### What this task involves
Do not repeat pictures. Repeat exactly the lines of the listing below from its first line through the line with "import matplotlib.pyplot as plt".

### Dataset extract
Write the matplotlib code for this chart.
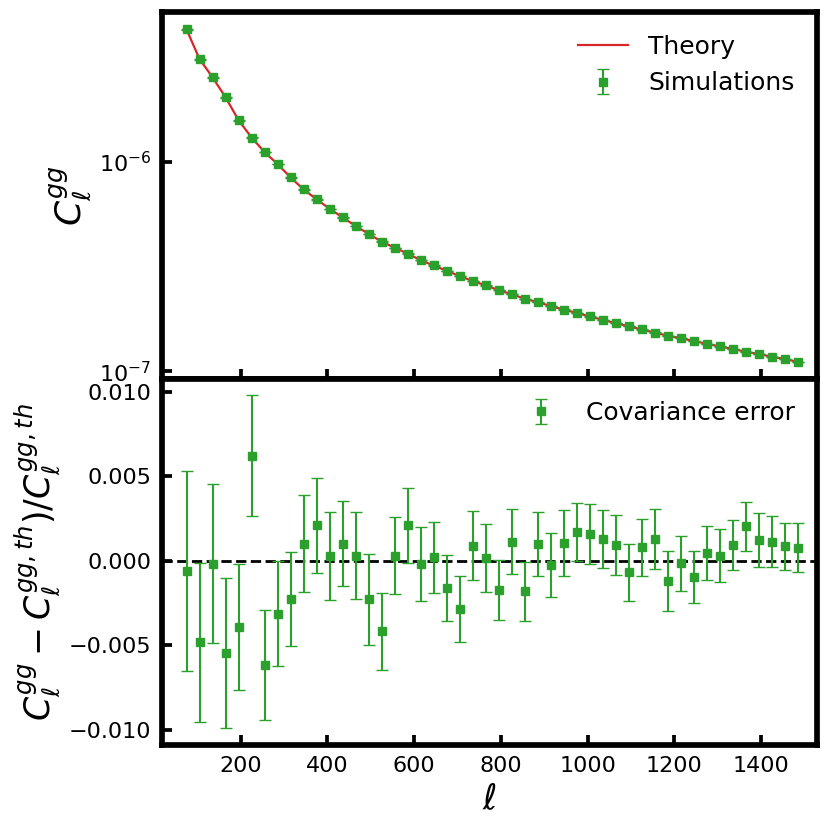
import numpy as np
import matplotlib
matplotlib.use("Agg")
import matplotlib.pyplot as plt

# ---- data ----
ell = [75, 105, 135, 165, 195, 225, 255, 285, 315, 345, 375, 405, 435, 465, 495, 525,
       555, 585, 615, 645, 675, 705, 735, 765, 795, 825, 855, 885, 915, 945, 975, 1005,
       1035, 1065, 1095, 1125, 1155, 1185, 1215, 1245, 1275, 1305, 1335, 1365, 1395,
       1425, 1455, 1485]

theory_cl = [4.28e-6, 3.09e-6, 2.53e-6, 2.03e-6, 1.58e-6, 1.306e-6, 1.112e-6, 9.75e-7,
             8.42e-7, 7.38e-7, 6.62e-7, 5.97e-7, 5.43e-7, 4.94e-7, 4.53e-7, 4.16e-7,
             3.89e-7, 3.65e-7, 3.39e-7, 3.20e-7, 3.02e-7, 2.85e-7, 2.70e-7, 2.57e-7,
             2.44e-7, 2.334e-7, 2.22e-7, 2.14e-7, 2.05e-7, 1.97e-7, 1.90e-7, 1.83e-7,
             1.76e-7, 1.70e-7, 1.64e-7, 1.585e-7, 1.53e-7, 1.48e-7, 1.44e-7, 1.395e-7,
             1.355e-7, 1.315e-7, 1.28e-7, 1.24e-7, 1.21e-7, 1.175e-7, 1.145e-7, 1.11e-7]

sim_cl = [4.28e-6, 3.09e-6, 2.53e-6, 2.03e-6, 1.58e-6, 1.306e-6, 1.112e-6, 9.75e-7,
          8.42e-7, 7.38e-7, 6.62e-7, 5.97e-7, 5.43e-7, 4.94e-7, 4.53e-7, 4.16e-7,
          3.89e-7, 3.65e-7, 3.39e-7, 3.20e-7, 3.02e-7, 2.85e-7, 2.70e-7, 2.57e-7,
          2.44e-7, 2.334e-7, 2.22e-7, 2.14e-7, 2.05e-7, 1.97e-7, 1.90e-7, 1.83e-7,
          1.76e-7, 1.70e-7, 1.64e-7, 1.585e-7, 1.53e-7, 1.48e-7, 1.44e-7, 1.395e-7,
          1.355e-7, 1.315e-7, 1.28e-7, 1.24e-7, 1.21e-7, 1.175e-7, 1.145e-7, 1.11e-7]

residual = [-0.00059, -0.0048, -0.00016, -0.00547, -0.0039, 0.0062, -0.00616, -0.00313,
            -0.00224, 0.00102, 0.0021, 0.00030, 0.00102, 0.00031, -0.00228, -0.00417,
            0.00031, 0.0021, -0.00018, 0.00020, -0.00161, -0.00283, 0.00089, 0.00016,
            -0.0017, 0.00114, -0.00181, 0.0010, -0.00026, 0.00106, 0.00171, 0.00159,
            0.00128, 0.00092, -0.00069, 0.00079, 0.00128, -0.0012, -0.00014, -0.00096,
            0.00047, 0.00030, 0.00094, 0.00203, 0.00122, 0.00114, 0.00085, 0.00077]

cov_err = [0.0059, 0.0047, 0.00467, 0.00443, 0.00373, 0.00358, 0.00326, 0.00311,
           0.00278, 0.00288, 0.0028, 0.0026, 0.0025, 0.00255, 0.00268, 0.00226,
           0.00228, 0.0022, 0.0022, 0.00212, 0.00194, 0.00196, 0.00205, 0.00203,
           0.00177, 0.0019, 0.00175, 0.0019, 0.00188, 0.00195, 0.00173, 0.00177,
           0.00172, 0.00178, 0.0017, 0.00166, 0.00178, 0.00176, 0.00163, 0.00155,
           0.00158, 0.00158, 0.00146, 0.00145, 0.0016, 0.00152, 0.00141, 0.00146]

sim_err = [e * c for e, c in zip(cov_err, theory_cl)]

GREEN = "#2ca02c"
RED = "#d62728"

fig = plt.figure(figsize=(8.3, 8.3), dpi=100)
gs = fig.add_gridspec(2, 1, hspace=0.0)
ax1 = fig.add_subplot(gs[0])
ax2 = fig.add_subplot(gs[1], sharex=ax1)
fig.subplots_adjust(left=0.1955, right=0.9847, top=0.9852, bottom=0.1024)

ax1.plot(ell, theory_cl, color=RED, lw=1.6, label="Theory", zorder=2)
ax1.errorbar(ell, sim_cl, yerr=sim_err, fmt="s", color=GREEN, ms=6, capsize=4,
             elinewidth=1.5, label="Simulations", zorder=3)
ax1.set_yscale("log")
ax1.set_ylabel(r"$C_\ell^{gg}$", fontsize=26)
ax1.legend(loc="upper right", frameon=False, fontsize=18)
ax1.tick_params(labelbottom=False)

ax2.errorbar(ell, residual, yerr=cov_err, fmt="s", color=GREEN, ms=6, capsize=4,
             elinewidth=1.5, label="Covariance error", zorder=3)
ax2.axhline(0.0, color="black", ls="--", lw=2, zorder=2)
ax2.set_ylabel(r"$C_\ell^{gg} - C_\ell^{gg,th})/C_\ell^{gg,th}$", fontsize=25)
ax2.set_xlabel(r"$\ell$", fontsize=25)
ax2.legend(loc="upper right", frameon=False, fontsize=18)
ax2.set_xlim(19, 1530)
ax2.set_yticks([-0.010, -0.005, 0.000, 0.005, 0.010])

for ax in (ax1, ax2):
    for s in ax.spines.values():
        s.set_linewidth(4.1)
    ax.tick_params(which="major", direction="in", length=7.5, width=2.7,
                   labelsize=16, pad=8)
    ax.tick_params(which="minor", length=0, width=0)

fig.savefig("out.png", dpi=100)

### Complete response
Write the matplotlib code for this chart.
import numpy as np
import matplotlib
matplotlib.use("Agg")
import matplotlib.pyplot as plt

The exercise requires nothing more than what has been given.